Tout comme Bertrand Ouellet, Guy Marchessault souligne combien le fondateur de l’Office des communications sociales était passionné par la question de la formation. «Il faut rappeler que la fonction fondamentale de l’OCS, pendant vingt-cinq ans, c’était d’aider les diocèses à faire de l’éducation et de la formation aux communications. Dans les années 1980, les diocèses ont changé de cap et se sont intéressés davantage aux relations publiques. La formation est tombée et cela a précipité l’OCS dans une crise interne que Mgr Labelle a su gérer», dit-il.
Reconnaissance
Lui aussi un ex-directeur général de Communications et Société, Mgr Pierre Murray raconte qu’il l’a rencontré il y a 18 mois afin de l’informer des changements à venir pour Communications et Société, notamment la perte de son statut et de son financement auprès de la Conférence des évêques catholiques du Canada.
«Il en était très triste.

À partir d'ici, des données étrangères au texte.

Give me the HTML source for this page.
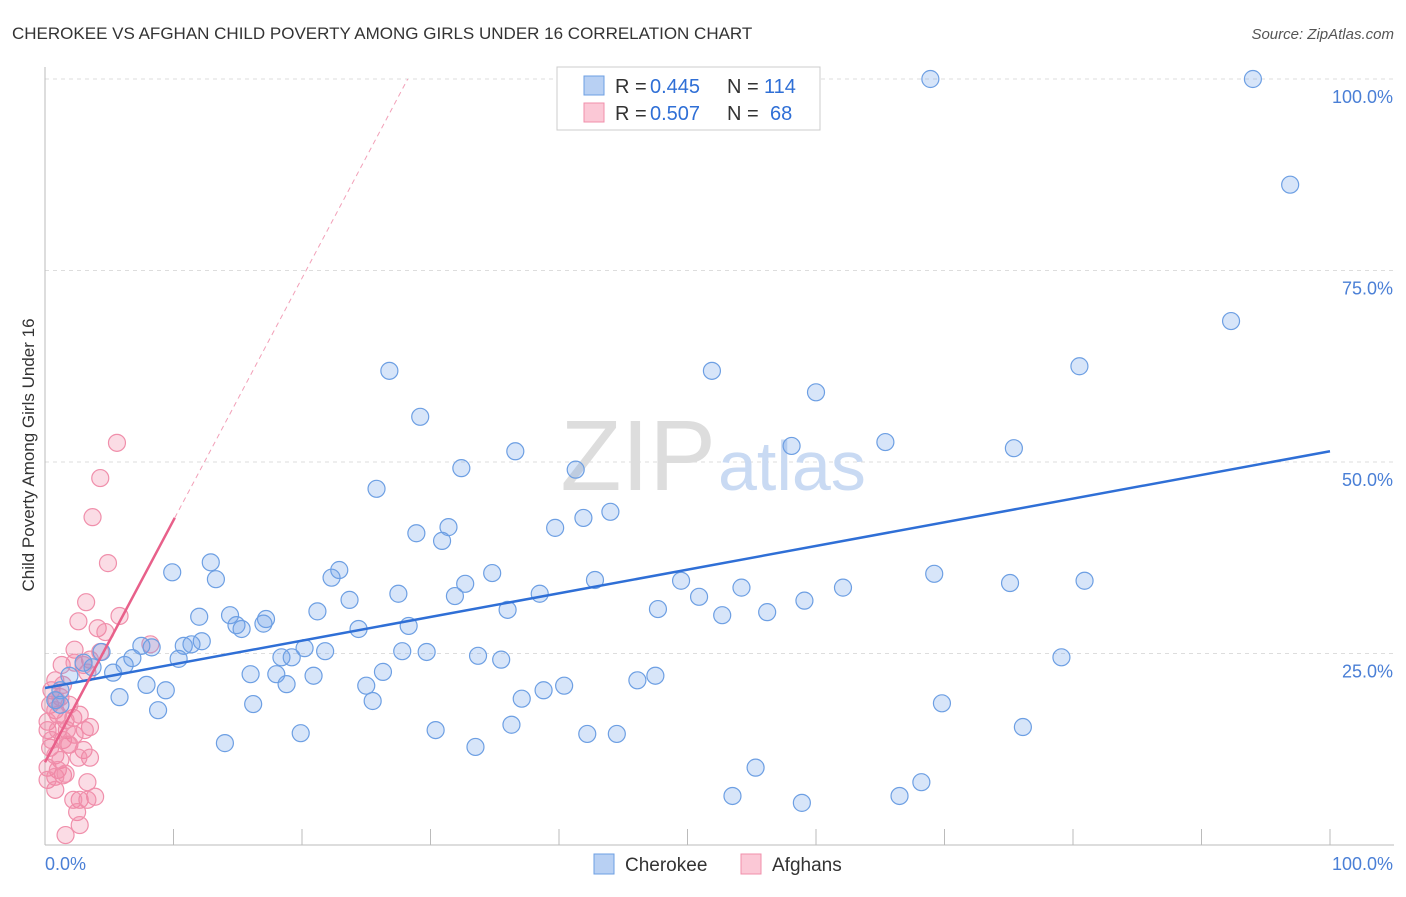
<!DOCTYPE html>
<html><head><meta charset="utf-8"><style>
body{margin:0;background:#fff;font-family:"Liberation Sans",sans-serif;}
svg text{font-family:"Liberation Sans",sans-serif;}
</style></head><body>
<svg id="chart" width="1406" height="892" viewBox="0 0 1406 892" xmlns="http://www.w3.org/2000/svg">
<text x="12" y="39" font-size="17" fill="#333">CHEROKEE VS AFGHAN CHILD POVERTY AMONG GIRLS UNDER 16 CORRELATION CHART</text>
<text x="1394" y="39" font-size="15" fill="#555" text-anchor="end" font-style="italic">Source: ZipAtlas.com</text>
<text transform="translate(34,455) rotate(-90)" font-size="17" fill="#333" text-anchor="middle">Child Poverty Among Girls Under 16</text>
<g id="grid"></g>
<text x="716" y="490" font-size="100" fill="#ddd" text-anchor="end" font-family="Liberation Serif">ZIP</text>
<text x="718" y="490" font-size="70" fill="#c9daf3">atlas</text>
<g id="pts"></g>
<g id="lines"></g>
<g>
<rect x="557" y="67" width="263" height="63" fill="#fff" stroke="#ccc"/>
<rect x="584" y="76" width="20" height="19" fill="#b8d0f3" stroke="#6d9fe3"/>
<rect x="584" y="103" width="20" height="19" fill="#fbc8d6" stroke="#f08fab"/>
<text x="615" y="93" font-size="20" fill="#333">R =</text>
<text x="650" y="93" font-size="20" fill="#2f6fd6">0.445</text>
<text x="727" y="93" font-size="20" fill="#333">N =</text>
<text x="764" y="93" font-size="20" fill="#2f6fd6">114</text>
<text x="615" y="120" font-size="20" fill="#333">R =</text>
<text x="650" y="120" font-size="20" fill="#2f6fd6">0.507</text>
<text x="727" y="120" font-size="20" fill="#333">N =</text>
<text x="770" y="120" font-size="20" fill="#2f6fd6">68</text>
</g>
<g>
<rect x="594" y="854" width="20" height="20" fill="#b8d0f3" stroke="#6d9fe3"/>
<text x="625" y="871" font-size="19" fill="#333">Cherokee</text>
<rect x="741" y="854" width="20" height="20" fill="#fbc8d6" stroke="#f08fab"/>
<text x="772" y="871" font-size="19" fill="#333">Afghans</text>
</g>
</svg>
<script>
const yTicks=[25,50,75,100];
const yTickLabels=["25.0%","50.0%","75.0%","100.0%"];
const xEndLabels=["0.0%","100.0%"];
const cherokeeX=[68.9,94.0,96.9,92.3,80.5,51.9,26.8,60.0,29.2,58.1,65.4,75.4,36.6,32.4,41.3,25.8,41.9,44.0,39.7,28.9,31.4,30.9,9.9,12.9,13.3,22.9,22.3,34.8,32.7,42.8,49.5,69.2,75.1,80.9,27.5,23.7,38.5,31.9,50.9,54.2,59.1,62.1,21.2,36.0,47.7,56.2,52.7,12.0,14.4,17.2,17.0,14.9,15.3,24.4,28.3,12.2,10.8,11.4,8.3,7.5,20.2,21.8,27.8,29.7,33.7,35.5,18.4,19.2,10.4,6.8,79.1,4.4,6.2,3.7,3.0,5.3,16.0,18.0,26.3,20.9,47.5,46.1,18.8,25.0,7.9,9.4,5.8,40.4,38.8,37.1,25.5,16.2,69.8,8.8,36.3,30.4,76.1,19.9,14.0,42.2,44.5,33.5,55.3,68.2,53.5,66.5,58.9,1.9,1.2,0.8,1.2];
const cherokeeY=[100,100,86.2,68.4,62.5,61.9,61.9,59.1,55.9,52.1,52.6,51.8,51.4,49.2,49.0,46.5,42.7,43.5,41.4,40.7,41.5,39.7,35.6,36.9,34.7,35.9,34.9,35.5,34.1,34.6,34.5,35.4,34.2,34.5,32.8,32.0,32.8,32.5,32.4,33.6,31.9,33.6,30.5,30.7,30.8,30.4,30.0,29.8,30.0,29.5,28.9,28.7,28.2,28.2,28.6,26.6,26.0,26.2,25.8,26.0,25.7,25.3,25.3,25.2,24.7,24.2,24.5,24.5,24.3,24.4,24.5,25.2,23.5,23.2,23.8,22.5,22.3,22.3,22.6,22.1,22.1,21.5,21.0,20.8,20.9,20.2,19.3,20.8,20.2,19.1,18.8,18.4,18.5,17.6,15.7,15.0,15.4,14.6,13.3,14.5,14.5,12.8,10.1,8.2,6.4,6.4,5.5,22.1,20.2,18.9,18.3];
const afghanX=[5.6,4.3,3.7,4.9,3.2,5.8,2.6,4.1,4.7,8.2,2.3,3.5,1.3,2.3,0.8,3.3,3.0,0.5,1.2,0.4,0.8,1.0,1.6,2.2,0.2,3.5,1.7,2.3,1.4,1.9,0.4,3.0,0.8,1.2,3.5,0.2,1.0,1.4,0.8,3.3,1.6,1.9,1.4,0.9,2.7,3.9,3.3,2.2,2.5,2.7,1.6,1.8,0.2,0.5,0.2,0.8,3.1,2.7,1.0,2.6,4.3];
const afghanY=[52.5,47.9,42.8,36.8,31.7,29.9,29.2,28.3,27.8,26.2,25.5,24.2,23.5,23.8,21.5,22.5,23.5,20.2,19.3,18.3,17.6,17.0,16.3,16.6,16.1,15.4,15.0,14.4,13.7,13.1,12.7,12.4,11.7,11.1,11.4,10.1,9.8,9.1,8.9,8.2,9.3,18.3,20.9,18.9,5.9,6.3,5.9,5.9,4.3,2.6,1.3,13.1,15.0,13.7,8.5,7.2,15.0,17.0,15.0,11.4,25.2];
const cherokeeTrend=[20.5,51.4];
const afghanTrend=[10.8,3.16];
const NS="http://www.w3.org/2000/svg";
const X0=45,X1=1330,Y0=845,Y100=79;
const sx=v=>X0+(X1-X0)*v/100;
const sy=v=>Y0-(Y0-Y100)*v/100;
function mk(tag,attrs,parent){const e=document.createElementNS(NS,tag);for(const k in attrs)e.setAttribute(k,attrs[k]);parent.appendChild(e);return e;}
const grid=document.getElementById('grid');
yTicks.forEach((t,i)=>{
  const l=mk('line',{x1:X0,x2:1394,y1:sy(t),y2:sy(t),stroke:'#ddd','stroke-dasharray':'4,4'},grid);
  
  
  const tx=mk('text',{x:1393,y:sy(t)+24,'font-size':18,fill:'#4a7fd6','text-anchor':'end'},grid);
  tx.textContent=yTickLabels[i];
  
  
});
mk('line',{x1:X0,x2:X0,y1:67,y2:Y0,stroke:'#bbb'},grid);
mk('line',{x1:X0,x2:1394,y1:Y0,y2:Y0,stroke:'#bbb'},grid);
for(let i=1;i<=10;i++){const t=mk('line',{x1:sx(i*10),x2:sx(i*10),y1:Y0,y2:Y0-16,stroke:'#bbb'},grid);
  
  }
const xl=mk('text',{x:45,y:870,'font-size':18,fill:'#4a7fd6'},grid);xl.textContent=xEndLabels[0];


const xr=mk('text',{x:1393,y:870,'font-size':18,fill:'#4a7fd6','text-anchor':'end'},grid);xr.textContent=xEndLabels[1];


const pts=document.getElementById('pts');
afghanX.forEach((x,i)=>{const c=mk('circle',{cx:sx(x),cy:sy(afghanY[i]),r:8.5,fill:'rgba(240,130,160,0.28)',stroke:'#f08fab','stroke-width':1.2},pts);
  
  });
cherokeeX.forEach((x,i)=>{const c=mk('circle',{cx:sx(x),cy:sy(cherokeeY[i]),r:8.5,fill:'rgba(110,160,235,0.28)',stroke:'#6d9fe3','stroke-width':1.2},pts);
  
  });
const lines=document.getElementById('lines');
const bl=mk('line',{x1:sx(0),y1:sy(cherokeeTrend[0]),x2:sx(100),y2:sy(cherokeeTrend[1]),stroke:'#2f6fd6','stroke-width':2.5},lines);


const pa=v=>afghanTrend[0]+afghanTrend[1]*v;
const xEnd=(100-afghanTrend[0])/afghanTrend[1];
const pd=mk('line',{x1:sx(10.1),y1:sy(pa(10.1)),x2:sx(xEnd),y2:sy(100),stroke:'#f2a0b8','stroke-width':1,'stroke-dasharray':'5,4'},lines);


const pl=mk('line',{x1:sx(0),y1:sy(pa(0)),x2:sx(10.1),y2:sy(pa(10.1)),stroke:'#e8608a','stroke-width':2.5},lines);


</script>
</body></html>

Toujours lucide, très au fait de l’actualité, il m’a semblé qu’il voyait dans cette situation que l’oeuvre de sa vie prenait fin», dit-il.
Mgr Labelle n’a pas laissé sa marque que dans l’Église du Québec et du Canada. «À Bruxelles, dans les locaux de Signis, son portrait est affiché bien à la vue. Des gens d’Asie, du Pacifique, d’Europe et d’Amérique latine parlent de Lucien Labelle avec beaucoup de déférence et de reconnaissance. C’était un grand de l’histoire de l’Église dans le monde des communications», estime Mgr Murray, aujourd’hui secrétaire général de l’Assemblée des évêques catholiques du Québec.
Un fin renard
Quand Lucie Martineau a fait ses débuts, en 1988, au service des communications de l’Assemblée des évêques catholiques du Québec, «Mgr Labelle était la personne à connaître en communications».
«C’est lui qui m’a expliqué l’histoire et le fonctionnement de l’ensemble des communications de l’Église», indique celle qui occupera par la suite le poste de directrice des communications à l’archevêché de Montréal durant vingt-quatre années.
«C’était un fin renard, Mgr Labelle. Il connaissait bien les évêques d’ici mais aussi tous les rouages du Vatican. Ses conseils étaient toujours utiles.»
«Pour moi, Mgr Labelle a été un mentor. J’ai eu la chance de travailler avec lui plusieurs années et je l’ai beaucoup apprécié», ajoute Lucie Martineau.